Big data and blockchain have played a very important role in the cryptocurrency industry. There are a lot of reasons that cryptocurrency traders are investing more heavily in big data technology. This is a big deal for investors trying to boost their revenue, but it also provides numerous benefits for other businesses.
This shows that the benefits of big data are often interlinked between industries. Companies that rely on new big data technology could indirectly benefit others. The cryptocurrency traders depending on big data are a prime example.
Big Data is Indirectly Benefiting Other Industries through Improvements in Cryptocurrency Trading
Popular media outlets have primarily focused on the growth of Bitcoin and Ethereum tokens, but the direction of the entire cryptocurrency industry seems to be headed upward. Legislative challenges and concerns about energy usage continue to temper the hopes of some economists, but the outlook is quite strong as a whole. That’s precisely why so many new firms are trying to climb on board in spite of the fact that the space is already crowded with so many entrenched companies.
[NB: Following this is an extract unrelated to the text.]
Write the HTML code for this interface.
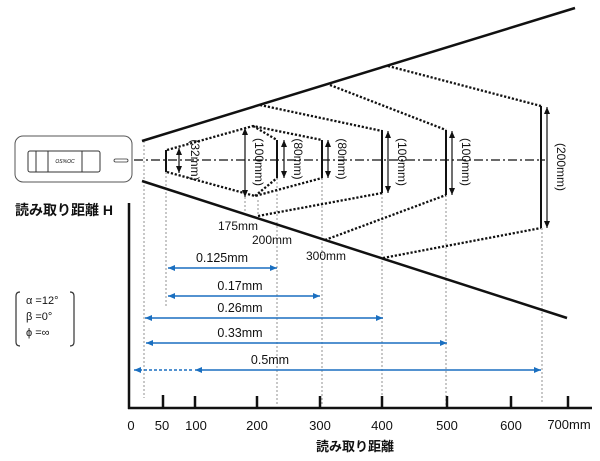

These companies have found that big data has offered a number of big changes to their operations. Data-driven business models are very effective. They can be even more impressive when data-centric companies cooperate with other organizations using big data.
Chances are that those without large hardware investments won’t be able to contribute much in the way of mining. This is especially true of anyone who plans to use a mobile platform to generate tokens in any number as well as those who want to manage traditional CPU mining workflows. However, it shouldn’t be too difficult for those interested in trading futures to get started. Perhaps far more important, though, is the fact that countless engineers have found alternative uses for big data and blockchain technology.
Using Big Data to Trade Cryptocurrency Tokens Independently from Mining Operations
Big data is being leveraged heavily in the cryptocurrency industry. One way that cryptocurrency platforms rely on big data is through using tokens more efficiently.
New companies that are entering the space have found that it’s simply too costly to purchase all of the hardware necessary for mining. The fact that there’s been a run-on GPUs in the last few years has helped to drive this point home. However, anyone who has the infrastructure needed to trade traditional securities should find that they’re already empowered to trade cryptocurrencies.
Most firms that have at least some background in trading stocks or ETFs should find that their existing gear is more than adequate for the job. Selling a particular token to a blockchain-based exchange is every bit as easy as selling off a bond fund. Some companies have found it profitable to pool their resources together and engage in crypto day trading practices.
The major difference with conventional practices, however, is how the last six months have seen many cryptocurrencies dramatically outperform the market. Past performance shouldn’t ever be taken as an indicator of future performance, but it’s likely that the next 6-12 months will see continued growth in the value of some of these tokens.
Others have employed radically different methods of using blockchain-based software in their businesses. There’s recently been some discussion of storing data as records in a continuous cryptographic chain. While this would be somewhat slower than the binary trees that power most modern file systems, it couldn’t be tampered with after the data was written to a non-volatile storage medium. At first glance, this might look as though it were entirely different from trading cryptocurrencies, especially because it requires the use of software that’s alien to the financial community.
You might be surprised to learn just how similar it is, however.
Radical New Applications for Big Data and Blockchain-derived Software
One of the more dramatic applications of blockchain technology has been video sharing. While this might seem like an unusual combination, the rise of various censorship policies on popular social media platforms have ensured that some people are moving away from these traditional outlets. Instead, they’ve taken their content to blockchain-backed video storage sites that post all videos inside of a distributed ledger that’s difficult to remove anything from. There are already at least 300,000 content creators who have taken advantage of this kind of technology.
It’s likely that online podcast hosts will start to use a similar process in the near future as a way of avoiding some of the issues that come with having content posted on a server that they themselves don’t control. This should also help to eliminate the risk of inadvertent data loss because bad actors wouldn’t be able to mess with the underlying content.
That’s become increasingly important as some creators have claimed that they’ve experienced major losses as a result of outside tampering. Others have even gone so far as to say that cryptographic ledgers are an excellent way to ensure that nobody is ever able to impersonate them.
While that might seem like a far cry from the type of work being done by financial experts, it’s certainly all the result of the same kind of technology. The number of firms involved somehow with distributed ledgers is only expected to grow. Some nodes now carry over 250GB of data, and that poses some unique challenges that no other sector of the industry has.
It’s an almost sure bet that entrepreneurs as well as managers of existing firms will step up to the plate and begin developing heretofore unseen solutions to this issue. Those involved might enjoy unprecedented levels of growth in the process.